What to produce:
Give back every line exactly as it appears, pictures excluded.

Supplied information:
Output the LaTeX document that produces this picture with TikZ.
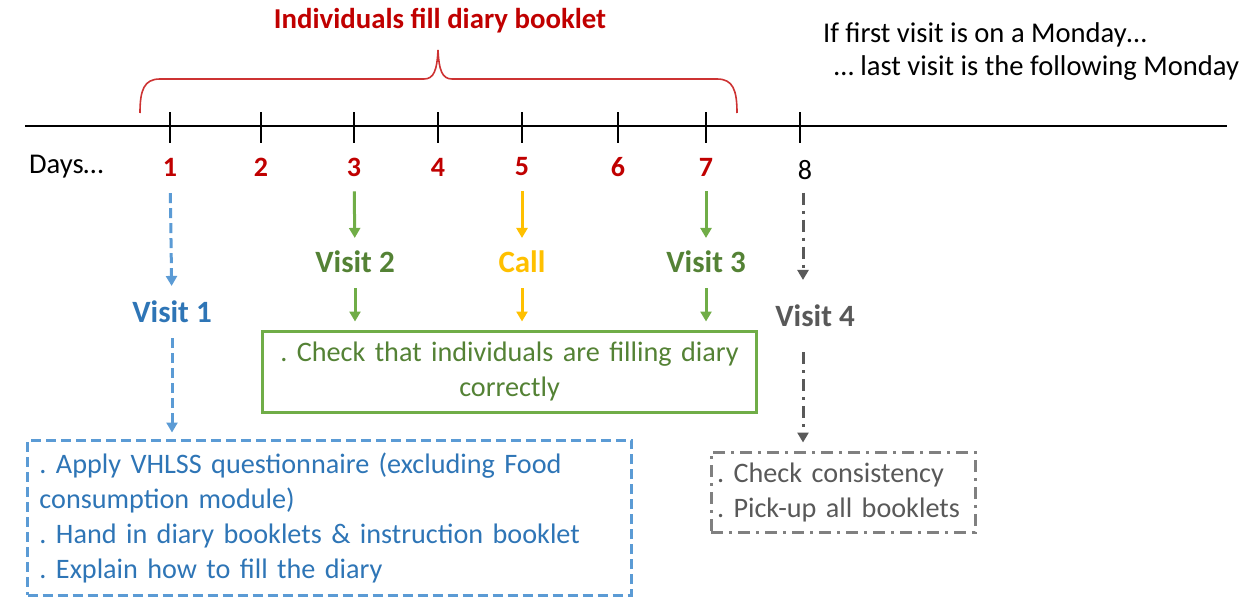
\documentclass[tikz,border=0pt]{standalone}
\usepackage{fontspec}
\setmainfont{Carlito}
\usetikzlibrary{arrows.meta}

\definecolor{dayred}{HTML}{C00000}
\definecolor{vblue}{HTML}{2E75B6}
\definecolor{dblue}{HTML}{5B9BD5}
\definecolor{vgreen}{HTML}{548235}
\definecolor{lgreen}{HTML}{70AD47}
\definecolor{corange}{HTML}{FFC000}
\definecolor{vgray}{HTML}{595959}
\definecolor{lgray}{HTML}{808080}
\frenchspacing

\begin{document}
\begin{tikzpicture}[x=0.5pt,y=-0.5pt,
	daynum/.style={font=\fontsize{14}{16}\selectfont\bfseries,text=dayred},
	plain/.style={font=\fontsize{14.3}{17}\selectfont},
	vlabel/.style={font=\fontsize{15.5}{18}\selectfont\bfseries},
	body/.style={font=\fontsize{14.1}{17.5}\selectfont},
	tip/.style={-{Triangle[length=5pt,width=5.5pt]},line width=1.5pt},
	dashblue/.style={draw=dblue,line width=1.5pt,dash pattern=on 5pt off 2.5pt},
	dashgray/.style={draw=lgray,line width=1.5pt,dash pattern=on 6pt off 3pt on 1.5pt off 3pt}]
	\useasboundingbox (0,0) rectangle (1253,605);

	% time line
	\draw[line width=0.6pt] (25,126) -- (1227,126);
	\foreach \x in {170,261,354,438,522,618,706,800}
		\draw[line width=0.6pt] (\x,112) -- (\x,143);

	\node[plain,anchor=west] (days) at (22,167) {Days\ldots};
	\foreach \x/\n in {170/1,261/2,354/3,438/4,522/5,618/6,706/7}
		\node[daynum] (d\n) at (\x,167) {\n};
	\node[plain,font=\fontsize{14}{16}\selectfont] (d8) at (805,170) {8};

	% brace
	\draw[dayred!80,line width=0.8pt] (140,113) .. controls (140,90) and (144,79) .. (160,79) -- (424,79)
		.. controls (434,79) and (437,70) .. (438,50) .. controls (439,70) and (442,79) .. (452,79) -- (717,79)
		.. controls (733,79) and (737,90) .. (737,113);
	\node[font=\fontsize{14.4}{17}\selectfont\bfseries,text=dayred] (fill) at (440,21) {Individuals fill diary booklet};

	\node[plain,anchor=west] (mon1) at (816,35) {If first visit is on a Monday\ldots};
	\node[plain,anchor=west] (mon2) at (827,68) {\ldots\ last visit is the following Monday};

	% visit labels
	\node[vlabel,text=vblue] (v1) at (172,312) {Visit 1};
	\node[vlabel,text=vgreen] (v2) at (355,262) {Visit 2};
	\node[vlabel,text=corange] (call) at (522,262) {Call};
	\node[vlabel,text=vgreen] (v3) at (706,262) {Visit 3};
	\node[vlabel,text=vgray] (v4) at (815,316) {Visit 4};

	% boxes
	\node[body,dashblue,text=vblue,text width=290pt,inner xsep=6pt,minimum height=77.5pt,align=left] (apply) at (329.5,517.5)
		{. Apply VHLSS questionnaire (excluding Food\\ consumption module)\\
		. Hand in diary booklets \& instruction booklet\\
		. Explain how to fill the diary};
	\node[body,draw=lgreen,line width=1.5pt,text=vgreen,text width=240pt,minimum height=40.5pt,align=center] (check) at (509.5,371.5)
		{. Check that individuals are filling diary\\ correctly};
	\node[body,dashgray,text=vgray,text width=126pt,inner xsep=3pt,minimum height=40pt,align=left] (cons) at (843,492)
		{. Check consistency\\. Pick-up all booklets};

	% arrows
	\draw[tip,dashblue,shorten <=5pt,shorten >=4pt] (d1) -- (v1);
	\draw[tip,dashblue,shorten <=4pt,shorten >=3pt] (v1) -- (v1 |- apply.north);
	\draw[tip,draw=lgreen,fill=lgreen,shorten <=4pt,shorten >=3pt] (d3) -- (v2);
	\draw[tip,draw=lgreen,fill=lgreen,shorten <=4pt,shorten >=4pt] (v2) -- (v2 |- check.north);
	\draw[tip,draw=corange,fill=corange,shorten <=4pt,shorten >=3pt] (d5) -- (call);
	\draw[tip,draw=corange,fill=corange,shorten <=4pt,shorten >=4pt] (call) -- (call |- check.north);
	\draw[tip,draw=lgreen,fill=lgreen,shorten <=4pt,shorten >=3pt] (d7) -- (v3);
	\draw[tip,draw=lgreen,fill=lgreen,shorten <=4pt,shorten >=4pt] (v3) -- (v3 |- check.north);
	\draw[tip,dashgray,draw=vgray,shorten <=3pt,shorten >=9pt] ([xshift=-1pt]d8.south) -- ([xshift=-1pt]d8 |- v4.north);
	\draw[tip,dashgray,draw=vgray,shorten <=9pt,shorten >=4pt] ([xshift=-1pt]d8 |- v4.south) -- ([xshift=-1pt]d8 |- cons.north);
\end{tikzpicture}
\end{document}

Expected answer:
Output the LaTeX document that produces this picture with TikZ.
\documentclass[tikz,border=0pt]{standalone}
\usepackage{fontspec}
\setmainfont{Carlito}
\usetikzlibrary{arrows.meta}

\definecolor{dayred}{HTML}{C00000}
\definecolor{vblue}{HTML}{2E75B6}
\definecolor{dblue}{HTML}{5B9BD5}
\definecolor{vgreen}{HTML}{548235}
\definecolor{lgreen}{HTML}{70AD47}
\definecolor{corange}{HTML}{FFC000}
\definecolor{vgray}{HTML}{595959}
\definecolor{lgray}{HTML}{808080}
\frenchspacing

\begin{document}
\begin{tikzpicture}[x=0.5pt,y=-0.5pt,
	daynum/.style={font=\fontsize{14}{16}\selectfont\bfseries,text=dayred},
	plain/.style={font=\fontsize{14.3}{17}\selectfont},
	vlabel/.style={font=\fontsize{15.5}{18}\selectfont\bfseries},
	body/.style={font=\fontsize{14.1}{17.5}\selectfont},
	tip/.style={-{Triangle[length=5pt,width=5.5pt]},line width=1.5pt},
	dashblue/.style={draw=dblue,line width=1.5pt,dash pattern=on 5pt off 2.5pt},
	dashgray/.style={draw=lgray,line width=1.5pt,dash pattern=on 6pt off 3pt on 1.5pt off 3pt}]
	\useasboundingbox (0,0) rectangle (1253,605);

	% time line
	\draw[line width=0.6pt] (25,126) -- (1227,126);
	\foreach \x in {170,261,354,438,522,618,706,800}
		\draw[line width=0.6pt] (\x,112) -- (\x,143);

	\node[plain,anchor=west] (days) at (22,167) {Days\ldots};
	\foreach \x/\n in {170/1,261/2,354/3,438/4,522/5,618/6,706/7}
		\node[daynum] (d\n) at (\x,167) {\n};
	\node[plain,font=\fontsize{14}{16}\selectfont] (d8) at (805,170) {8};

	% brace
	\draw[dayred!80,line width=0.8pt] (140,113) .. controls (140,90) and (144,79) .. (160,79) -- (424,79)
		.. controls (434,79) and (437,70) .. (438,50) .. controls (439,70) and (442,79) .. (452,79) -- (717,79)
		.. controls (733,79) and (737,90) .. (737,113);
	\node[font=\fontsize{14.4}{17}\selectfont\bfseries,text=dayred] (fill) at (440,21) {Individuals fill diary booklet};

	\node[plain,anchor=west] (mon1) at (816,35) {If first visit is on a Monday\ldots};
	\node[plain,anchor=west] (mon2) at (827,68) {\ldots\ last visit is the following Monday};

	% visit labels
	\node[vlabel,text=vblue] (v1) at (172,312) {Visit 1};
	\node[vlabel,text=vgreen] (v2) at (355,262) {Visit 2};
	\node[vlabel,text=corange] (call) at (522,262) {Call};
	\node[vlabel,text=vgreen] (v3) at (706,262) {Visit 3};
	\node[vlabel,text=vgray] (v4) at (815,316) {Visit 4};

	% boxes
	\node[body,dashblue,text=vblue,text width=290pt,inner xsep=6pt,minimum height=77.5pt,align=left] (apply) at (329.5,517.5)
		{. Apply VHLSS questionnaire (excluding Food\\ consumption module)\\
		. Hand in diary booklets \& instruction booklet\\
		. Explain how to fill the diary};
	\node[body,draw=lgreen,line width=1.5pt,text=vgreen,text width=240pt,minimum height=40.5pt,align=center] (check) at (509.5,371.5)
		{. Check that individuals are filling diary\\ correctly};
	\node[body,dashgray,text=vgray,text width=126pt,inner xsep=3pt,minimum height=40pt,align=left] (cons) at (843,492)
		{. Check consistency\\. Pick-up all booklets};

	% arrows
	\draw[tip,dashblue,shorten <=5pt,shorten >=4pt] (d1) -- (v1);
	\draw[tip,dashblue,shorten <=4pt,shorten >=3pt] (v1) -- (v1 |- apply.north);
	\draw[tip,draw=lgreen,fill=lgreen,shorten <=4pt,shorten >=3pt] (d3) -- (v2);
	\draw[tip,draw=lgreen,fill=lgreen,shorten <=4pt,shorten >=4pt] (v2) -- (v2 |- check.north);
	\draw[tip,draw=corange,fill=corange,shorten <=4pt,shorten >=3pt] (d5) -- (call);
	\draw[tip,draw=corange,fill=corange,shorten <=4pt,shorten >=4pt] (call) -- (call |- check.north);
	\draw[tip,draw=lgreen,fill=lgreen,shorten <=4pt,shorten >=3pt] (d7) -- (v3);
	\draw[tip,draw=lgreen,fill=lgreen,shorten <=4pt,shorten >=4pt] (v3) -- (v3 |- check.north);
	\draw[tip,dashgray,draw=vgray,shorten <=3pt,shorten >=9pt] ([xshift=-1pt]d8.south) -- ([xshift=-1pt]d8 |- v4.north);
	\draw[tip,dashgray,draw=vgray,shorten <=9pt,shorten >=4pt] ([xshift=-1pt]d8 |- v4.south) -- ([xshift=-1pt]d8 |- cons.north);
\end{tikzpicture}
\end{document}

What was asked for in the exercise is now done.